#### TASK TO COMPLETE
Extract the lines of the material below, beginning with the first and ending with the line that holds "(pre.east -| dlr.west);". Skip every picture.

··········

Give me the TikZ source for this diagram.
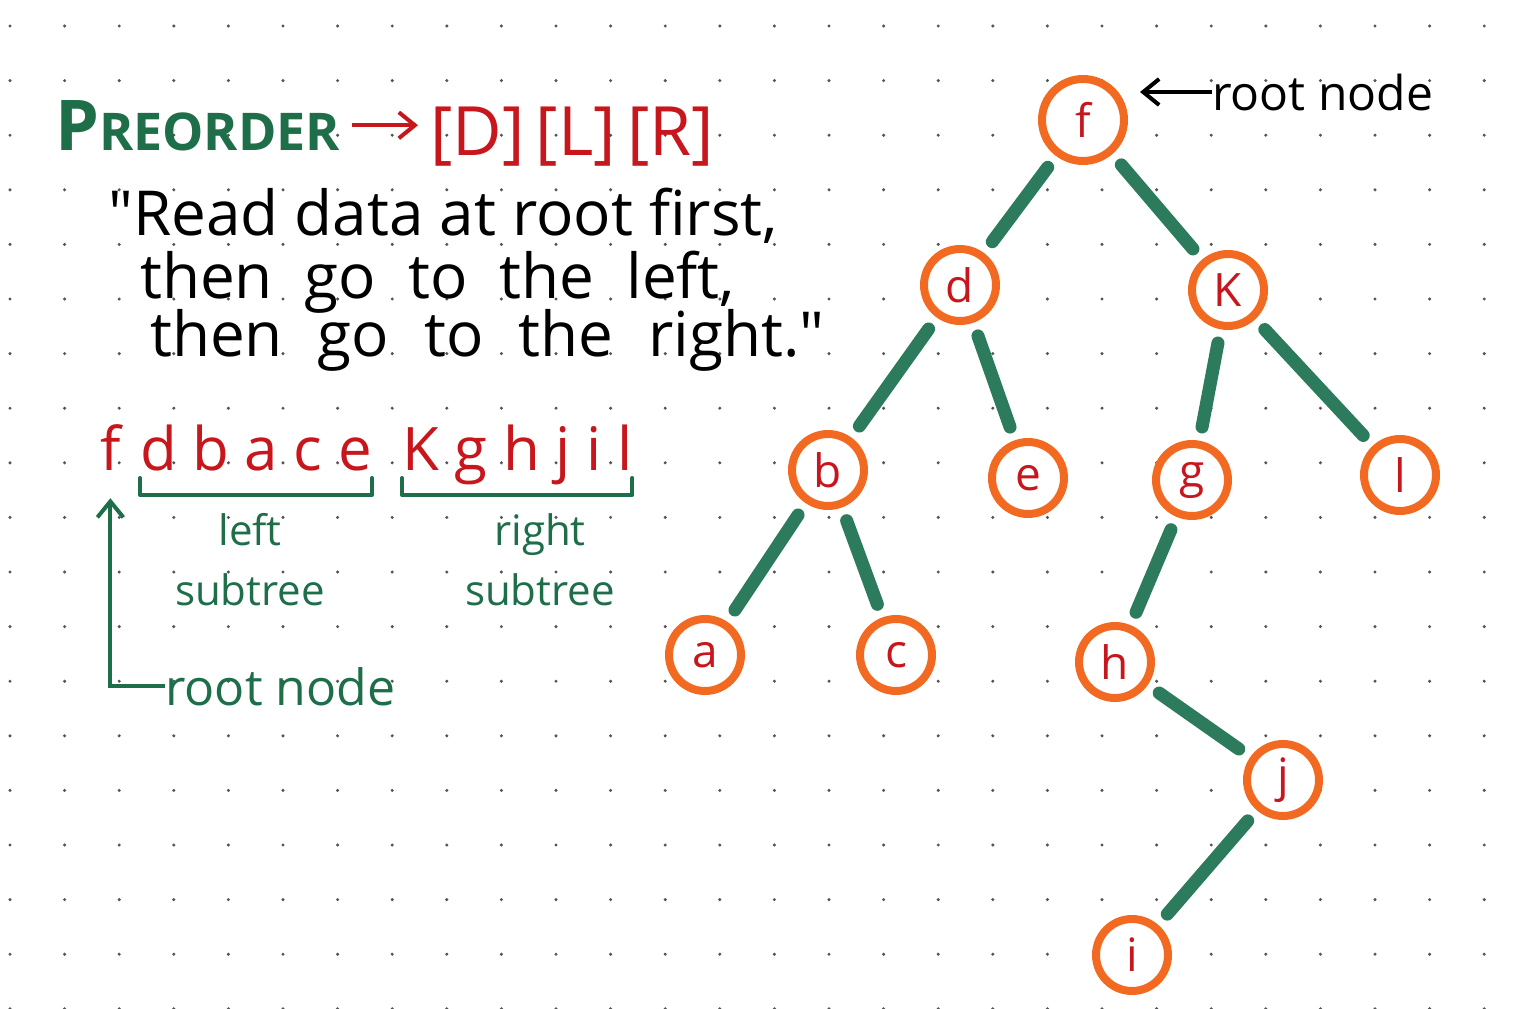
\documentclass[tikz,border=0pt]{standalone}
\usepackage{fontspec}
\setmainfont{Open Sans}
\usetikzlibrary{arrows.meta}

\definecolor{inkgreen}{HTML}{1F6E4A}
\definecolor{branchgreen}{HTML}{2B7B5C}
\definecolor{inkred}{HTML}{C8161D}
\definecolor{ringorange}{HTML}{F26A21}
\definecolor{dotgray}{HTML}{555555}

\tikzset{
  tnode/.style={circle, draw=ringorange, line width=8pt, fill=white, minimum size=72pt,
    inner sep=0pt, text=inkred, font=\fontsize{46}{46}\selectfont},
  branch/.style={draw=branchgreen, line width=13pt, line cap=round,
    shorten >=14pt, shorten <=14pt},
  hand/.style={inner sep=0pt, anchor=base west, font=\fontsize{62}{62}\selectfont},
  handarrow/.style={line width=4pt, -{Straight Barb[length=16pt, width=26pt, line width=4pt]}},
  subbrace/.style={draw=inkgreen, line width=4pt, line cap=round, line join=round}
}

\begin{document}
\begin{tikzpicture}[x=1pt, y=-1pt]
% paper
\fill[white] (0,0) rectangle (1537,1009);
\useasboundingbox (0,0) rectangle (1537,1009);
% dotted grid
\foreach \col in {0,...,27}
  \foreach \row in {0,...,18}
    \fill[dotgray] (10+54.6*\col, 26+54.6*\row) circle (1.7pt);

% heading
\node[hand, text=inkgreen, font=\bfseries\fontsize{70}{70}\selectfont] (pre) at (55,150)
  {P\fontsize{52}{52}\selectfont REORDER};
\node[hand, text=inkred, font=\fontsize{68}{68}\selectfont] (dlr) at (430,155) {[D]\,[L]\,[R]};
\draw[handarrow, inkred, shorten <=12pt, shorten >=12pt] (pre.east) -- (pre.east -| dlr.west);

% the rule
\node[hand] (q1) at (108,235) {\textquotedbl Read data at root first,};
\node[hand] (q2) at (140,298) {\spaceskip=32pt then go to the left,};
\node[hand] (q3) at (150,356) {\spaceskip=35pt then go to the right.\textquotedbl};

% preorder sequence
\node[hand, text=inkred, font=\fontsize{60}{60}\selectfont] (sf) at (100,470) {f};
\node[hand, text=inkred, font=\fontsize{60}{60}\selectfont] (sl) at (140,470) {d b a c e};
\node[hand, text=inkred, font=\fontsize{60}{60}\selectfont] (sr) at (402,470) {K g h j i l};
\draw[subbrace] ([yshift=-8pt]sl.base west) -- ++(0,17) -| ([yshift=-8pt]sl.base east);
\draw[subbrace] ([yshift=-8pt]sr.base west) -- ++(0,17) -| ([yshift=-8pt]sr.base east);
\node[inner sep=0pt, align=center, text=inkgreen, font=\fontsize{42}{60}\selectfont] (lsub) at (250,560) {left\\subtree};
\node[inner sep=0pt, align=center, text=inkgreen, font=\fontsize{42}{60}\selectfont] (rsub) at (540,560) {right\\subtree};
\node[hand, text=inkgreen, font=\fontsize{50}{50}\selectfont] (rootl) at (165,705) {root node};
\draw[handarrow, inkgreen] (rootl.west) -| ([yshift=-28pt]sf.south);

% tree
\node[tnode, minimum size=82pt] (f) at (1083,120) {f};
\node[tnode] (d) at (960,285) {d};
\node[tnode] (k) at (1228,290) {K};
\node[tnode] (b) at (828,470) {b};
\node[tnode] (e) at (1028,478) {e};
\node[tnode] (g) at (1192,480) {g};
\node[tnode] (l) at (1400,475) {l};
\node[tnode] (a) at (705,655) {a};
\node[tnode] (c) at (896,655) {c};
\node[tnode] (h) at (1115,662) {h};
\node[tnode] (j) at (1283,780) {j};
\node[tnode] (i) at (1132,955) {i};

\draw[branch] (f) -- (d);
\draw[branch] (f) -- (k);
\draw[branch] (d) -- (b);
\draw[branch] (d) -- (e);
\draw[branch] (k) -- (g);
\draw[branch] (k) -- (l);
\draw[branch] (b) -- (a);
\draw[branch] (b) -- (c);
\draw[branch] (g) -- (h);
\draw[branch] (h) -- (j);
\draw[branch] (j) -- (i);

\node[hand, font=\fontsize{48}{48}\selectfont] (rootr) at (1212,110) {root node};
\draw[handarrow, shorten >=12pt] (rootr.west) -- (rootr.west -| f.east);
\end{tikzpicture}
\end{document}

··········

#### ANSWER TO THE EXERCISE
Give me the TikZ source for this diagram.
\documentclass[tikz,border=0pt]{standalone}
\usepackage{fontspec}
\setmainfont{Open Sans}
\usetikzlibrary{arrows.meta}

\definecolor{inkgreen}{HTML}{1F6E4A}
\definecolor{branchgreen}{HTML}{2B7B5C}
\definecolor{inkred}{HTML}{C8161D}
\definecolor{ringorange}{HTML}{F26A21}
\definecolor{dotgray}{HTML}{555555}

\tikzset{
  tnode/.style={circle, draw=ringorange, line width=8pt, fill=white, minimum size=72pt,
    inner sep=0pt, text=inkred, font=\fontsize{46}{46}\selectfont},
  branch/.style={draw=branchgreen, line width=13pt, line cap=round,
    shorten >=14pt, shorten <=14pt},
  hand/.style={inner sep=0pt, anchor=base west, font=\fontsize{62}{62}\selectfont},
  handarrow/.style={line width=4pt, -{Straight Barb[length=16pt, width=26pt, line width=4pt]}},
  subbrace/.style={draw=inkgreen, line width=4pt, line cap=round, line join=round}
}

\begin{document}
\begin{tikzpicture}[x=1pt, y=-1pt]
% paper
\fill[white] (0,0) rectangle (1537,1009);
\useasboundingbox (0,0) rectangle (1537,1009);
% dotted grid
\foreach \col in {0,...,27}
  \foreach \row in {0,...,18}
    \fill[dotgray] (10+54.6*\col, 26+54.6*\row) circle (1.7pt);

% heading
\node[hand, text=inkgreen, font=\bfseries\fontsize{70}{70}\selectfont] (pre) at (55,150)
  {P\fontsize{52}{52}\selectfont REORDER};
\node[hand, text=inkred, font=\fontsize{68}{68}\selectfont] (dlr) at (430,155) {[D]\,[L]\,[R]};
\draw[handarrow, inkred, shorten <=12pt, shorten >=12pt] (pre.east) -- (pre.east -| dlr.west);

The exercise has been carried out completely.